In 2019, local real-estate company Barshop and Oles partnered with finance firm Lionstone Investments to take on the task of redesigning the Brodie Oaks Shopping Center, located in South Austin.
Brodie Oaks’s spread-out style retail has remained largely unchanged since its opening in the early 1980s, but the new project plans to completely transform the area from sprawling retail to a self-sustaining community with a focus on affordable housing, walkability, and ecological revitalization, according to the project’s website. The production team plans to finish designing and permitting by 2025 when they will begin construction.
Abby Gillfillan is a planner for Lionheart, an urban planning company, and a contributing designer to the Brodie Oaks project. She hopes Brodie Oaks will become an integral part of the surrounding community.
“One of the things we wanted to do is to take single-use one-story retail and create one of those places that people in neighborhoods or schools close by really feel welcomed by and want to come and experience,” Gillfillan said.
The Brodie Oaks project plan includes approximately 70 units of affordable housing scattered across the development. Orla Tower, a freshman at LASA, lives in South Austin and supports the idea.
“I think that the affordable housing will be good for the community because the housing prices in my neighborhood are just going up and up as more mega-rich people move in,” Tower said. “I mean, people who have lived here in Zilker for a while are being priced out of their own homes because it’s so expensive.”
One of Brodie Oaks’s main goals is to be a more ecologically sound development project, especially considering its vicinity to the Barton Creek Greenbelt. Gillfillan feels that this concern was a vital part of their planning process and was important to creating a development more respectful to the local ecosystems.
“One of the things that we always knew going in was that this was a really environmentally sensitive site,” Gillfillan said. “Something that we were always really thinking about is how we can make sure that when this site redevelops, it’s a really good steward to the Barton Creek Greenbelt there.”
The project is committed to a 54% reduction of impervious cover, which is any surface that water cannot pass through. Matt Bartos, a professor of civil engineering at the University of Texas at Austin (UT) who focuses on water resources, sees how this reduction could help the local environment.
“Impervious areas like parking lots, roads, and sidewalks accumulate a lot of gunk and contaminants,” Bartos said. “Those contaminants wash off into the waterways and cause problems for the aquatic wildlife.”
This awareness also applies to how Brodie Oaks proposes to use the water that lands on their site. Gilllfillan recognizes the innovative methods that the planning team is using surrounding water usage.
“The innovation behind it was really around how we treated water on the site because it’s an environmentally sensitive site,” Gillfillan said. “There’s the Barton Springs zone and there’s this SOS (Save Our Springs) ordinance that regulates that area. What this means is that every drop of water that lands on the site has to be fully treated before it runs off of the site. One of the innovations we did was develop a new way to meet that SOS standard, which is instead of capturing the water, treating it and then just spraying it out on the ground. We’re capturing the water, treating it, and then reusing it in the buildings.”

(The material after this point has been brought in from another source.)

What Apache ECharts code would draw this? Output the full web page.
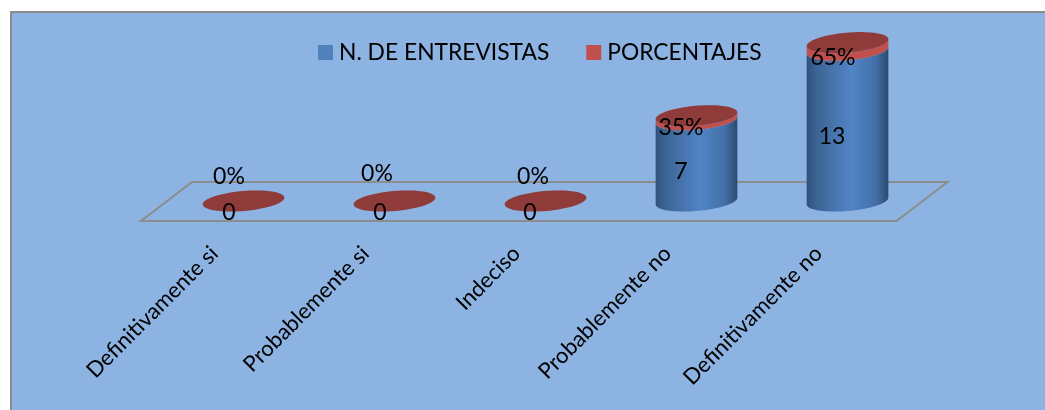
<!DOCTYPE html>
<html><head><meta charset="utf-8">
<style>html,body{margin:0;padding:0;background:#fff}#c{width:1045px;height:410px}</style>
<script src="https://cdn.jsdelivr.net/npm/echarts@6/dist/echarts.min.js"></script>
</head><body><div id="c"></div>
<script>
const categories = ['Definitivamente si','Probablemente si','Indeciso','Probablemente no','Definitivamente no'];
const entrevistas = [0,0,0,7,13];
const porcentajes = [0,0,0,0.35,0.65];
const seriesNames = ['N. DE ENTREVISTAS','PORCENTAJES'];
const pctNudge = [[-14.5,-24],[-17.5,-27],[-12.5,-24],[-15.5,10],[-14.5,11]];
const countNudge = [[-14.5,12],[-14.5,12],[-15.5,12],[-15.5,11],[-15.5,11]];
const FONT = 'Lato, sans-serif';
const RX = 41, RY = 10, TILT = -5 * Math.PI / 180;

function ell(cx, cy, t) {
  const c = Math.cos(t), s = Math.sin(t);
  return [cx + RX*c*Math.cos(TILT) - RY*s*Math.sin(TILT), cy + RX*c*Math.sin(TILT) + RY*s*Math.cos(TILT)];
}
const T0 = Math.atan2(-RY*Math.sin(TILT), RX*Math.cos(TILT));
function band(cx, yLow, yHigh) {
  const pts = [];
  for (let i=0;i<=48;i++) pts.push(ell(cx, yLow, T0 + Math.PI*i/48));
  for (let i=0;i<=48;i++) pts.push(ell(cx, yHigh, T0 + Math.PI - Math.PI*i/48));
  return pts;
}
function disc(cx, cy) {
  const pts = [];
  for (let i=0;i<96;i++) pts.push(ell(cx, cy, 2*Math.PI*i/96));
  return pts;
}
function grad(stops){ return new echarts.graphic.LinearGradient(0,0,1,0,stops); }
const blueGrad = [{offset:0,color:'#2f527c'},{offset:0.12,color:'#3c6494'},{offset:0.55,color:'#5185c6'},{offset:0.85,color:'#436fa6'},{offset:1,color:'#2b4a70'}];
const label = (x,y,text) => ({type:'text',silent:true,z2:20,style:{x,y,text,align:'center',verticalAlign:'middle',font:'23px '+FONT,fill:'#000'}});

const option = {
  animation:false,
  backgroundColor:'#ffffff',
  textStyle:{fontFamily:FONT},
  graphic:[{type:'rect',z:-10,silent:true,shape:{x:11,y:12,width:1060,height:420},
    style:{fill:'#8DB3E2',stroke:'#8C8C8C',lineWidth:2}}],
  legend:{top:36,left:313,itemWidth:15,itemHeight:15,itemGap:37,icon:'rect',
    data:seriesNames,textStyle:{fontSize:22.8,color:'#000',fontFamily:FONT,padding:[0,0,0,1]},selectedMode:false},
  grid:{left:168,width:755,top:38.6,height:162.4},
  xAxis:{type:'category',data:categories,axisLine:{show:false},axisTick:{show:false},
    axisLabel:{interval:0,rotate:45,margin:20,fontSize:22,color:'#000',fontFamily:FONT,padding:[0,41,0,0]}},
  yAxis:{type:'value',min:0,max:14,show:false,splitLine:{show:false}},
  series:[
    {type:'custom',name:'floor',silent:true,z:1,data:[0],encode:{x:0},
     renderItem(p,api){
       const g=p.coordSys, y0=g.y+g.height, L=g.x, R=g.x+g.width;
       return {type:'polygon',shape:{points:[[L-27,y0+20],[R-26.5,y0+20],[R+24.5,y0-19],[L+24,y0-19]]},
         style:{fill:'none',stroke:'#8C8C8C',lineWidth:2}};
     }},
    {type:'custom',name:seriesNames[0],z:2,itemStyle:{color:'#4F81BD'},
     data:entrevistas.map((v,i)=>[i,v]),encode:{x:0,y:1},
     renderItem(p,api){
       const i=api.value(0),v=api.value(1),[cx,y0]=api.coord([i,0]),[,y1]=api.coord([i,v]);
       const kids=[];
       if(v>0) kids.push({type:'polygon',shape:{points:band(cx,y0,y1)},style:{fill:grad(blueGrad)}});
       return {type:'group',children:kids};
     }},
    {type:'custom',name:seriesNames[1],z:3,itemStyle:{color:'#C0504D'},
     data:porcentajes.map((v,i)=>[i,v]),encode:{x:0,y:1},
     renderItem(p,api){
       const i=api.value(0),v=api.value(1),b=entrevistas[i];
       const [cx,y00]=api.coord([i,0]);
       const [,y0]=api.coord([i,b]),[,y1]=api.coord([i,b+v]);
       const kids=[];
       if(v>0) kids.push({type:'polygon',shape:{points:band(cx,y0,y1)},style:{fill:'#C0504D'}});
       kids.push({type:'polygon',shape:{points:disc(cx,y1)},style:{fill:'#8F3B3A'}});
       kids.push(label(cx+countNudge[i][0],(y00+y0)/2+countNudge[i][1],String(b)));
       kids.push(label(cx+pctNudge[i][0],(y0+y1)/2+pctNudge[i][1],Math.round(v*100)+'%'));
       return {type:'group',children:kids};
     }}
  ]
};
const chart=echarts.init(document.getElementById('c'),null,{renderer:'canvas'});
chart.setOption(option);
</script></body></html>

Bartos also sees the importance of Brodie Oaks’s innovative ideas surrounding water usage. He believes that the redistribution of water can help the process of quality control.
“Rainwater harvesting benefits just by reducing hydraulic load, which can cause all the water quality problems,” Bartos said. “You’re basically just storing some of that water so it doesn’t flow downstream and pick up contaminants causing flooding and stuff like that.”
The Brodie Oaks project is still in the planning stages of development. Gillfillan noted the next steps in the project after planning, from permitting to eventually beginning the actual construction.
“It usually takes about a year to get all the construction documents together, and then, after that, it would be moving into getting permits through the city, and then starting to build construction,” Gillfillan said. “So it’s probably a good two years away from any dirt moving out there on the site.”
The Brodie Oaks project is currently in phase four, with two more stages and another three years before it opens up for operation. Tower sees this as a negative to the new reconstruction.
“My only complaint about the rebuild of Brodie Oaks is how long it’s going to take, so I won’t really get to use it for a while,” Tower said. “Also there’s going to be a lot of construction which is never really fun. But I think the positive effects still outweigh the negative.”
Despite the grievances, Brodie Oaks is still considered “the most environmentally sensitive project of its scale currently planned in the city” according to TOWERS Reality, a real estate brokerage in Austin. Gillfillan recognizes how vital it was that the development team aimed to meet their objectives and create something unique.
“Meeting the highest environmental standards was really important,” Gillfillan said. “And also really starting to think, ‘how can this large new development really be forward thinking when it comes to things like zero carbon, zero water, in this development of the future’.”